Tuesday, July 20, 2010
Unlearnt lessons from the financial crisis may spell disaster
JOE Stiglitz has seen the future, and he is worried. He had hoped that the global financial crisis would force reforms to ensure that it never happened again. He had hoped that Western governments would stick to their stimulus spending as long as it was needed to offset the weakness in household spending and business investment. But neither is happening.
One of the world's most eminent economists, Stiglitz has long warned that the West risks a "double-dip" recession next year as the stimulus is removed faster than private spending comes back. He is not predicting such an outcome, but with the US economy still "anaemic" and austerity measures now sweeping Europe in the wake of the Greek sovereign debt crisis, he sees the risks mounting.
"What is almost certain is that growth will slow down markedly," he says. "Whether it will slow down to the point where growth becomes negative is not clear.
"I don't think the markets or governments have taken on board the consequences of simultaneous austerity policies in the UK, Germany and others.
"Some governments have put out rosy forecasts of how little it will hurt. It's as if they
can engage in contractionary policies without getting the contraction.
"When a number of countries take these policy actions together, the effects might be very severe."
Winner of the 2001 Nobel Prize for economics, former chief economic adviser to US president Bill Clinton and chief economist of the World Bank, Stiglitz is one of the few economists who have earned a worldwide following: among economists, for his work on the adverse consequences of market players having different levels of information, and among the broader world of people who think about issues, for his penetrating criticism of the economic shibboleths of free market fundamentalism, and his articulate advocacy of an economics that makes improving human welfare its core mission.
Stiglitz, now 67, spoke to The Age yesterday from Perth, where he has just arrived for a three-week tour that will take him all over Australia, combining holiday sightseeing with 12 lectures, two of them in Melbourne, mostly on the lessons of the global financial crisis and the prospects for recovery.

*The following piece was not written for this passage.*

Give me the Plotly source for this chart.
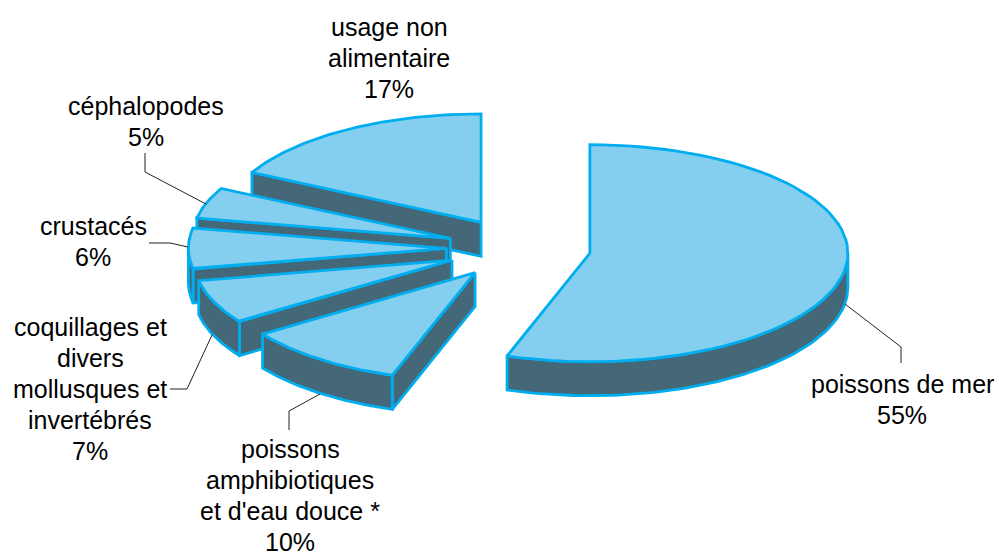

If you've read his recent bestseller on the crisis, Freefall: Free Markets and the Sinking of the Global Economy, you will know that his views are bleakly pessimistic. He puts the blame for the crisis squarely on Wall Street, and the politicians and regulators who gave it free rein partly for ideological reasons, partly because of its role in financing their campaigns.
"The big question in the 21st century global economy is: what should be the role of the state?" he writes. "Today only the deluded . . . would argue that markets are self-correcting and that society can rely on the self-interested behaviour of market participants to ensure that everything works honestly and properly let alone works in a way that benefits all.
"I believe that markets lie at the heart of every successful economy but that markets do not work well on their own.
"Economies need a balance between the role of markets and the role of government. In the last 25 years, America lost the balance, and it pushed its unbalanced perspective on countries around the world.
"The problem was not so much [former US Reserve chief Alan] Greenspan as the deregulatory ideology that had taken hold."
The financial reforms passed by the US Congress this month will not stop risky lending, Stiglitz warns. While they enshrine four important principles restricting banks from investing in risky activities, forcing derivatives trading into the open, cutting bank fees on debit card transactions, and setting up a consumer product safety commission "every one has a carve-out, a big exception" that will allow the banks largely to carry on as before, he says.
To Australian readers of Freefall, it's hard to believe that two countries so similar could have taken such different approaches to market regulation. In Australia, John Laker and his team at the Australian Prudential Regulation Authority were real watchdogs, keeping the banks from risky lending strategies by warning they would have to put aside more capital to offset the risk. So our banks didn't fail, and our crisis ended up as the mildest recession since World War II.
Finding out why Australia survived the global slump so well is one of Stiglitz's goals here. "Australia is a fascinating country for me to visit, because it shows that you can actually have a capitalism that works," he quips.
Another priority here is to explain an intriguing report last year by a commission he chaired on "the measurement of economic performance and social progress". Commissioned by French President Nicolas Sarkozy, it argued that our usual measure, gross domestic product, is a poor guide to progress. Rather, we need new measures that focus on sustainability, income distribution and quality of life, as well as output.
"It's had a lot of resonance," Stiglitz says. "It's a long-term agenda, and there are a lot of issues. We're now in the process of setting up a unit within the OECD that will take it forward."
It could be one of the lasting legacies of the economist from a midwest steel town, for whom economics is about making ordinary people better off.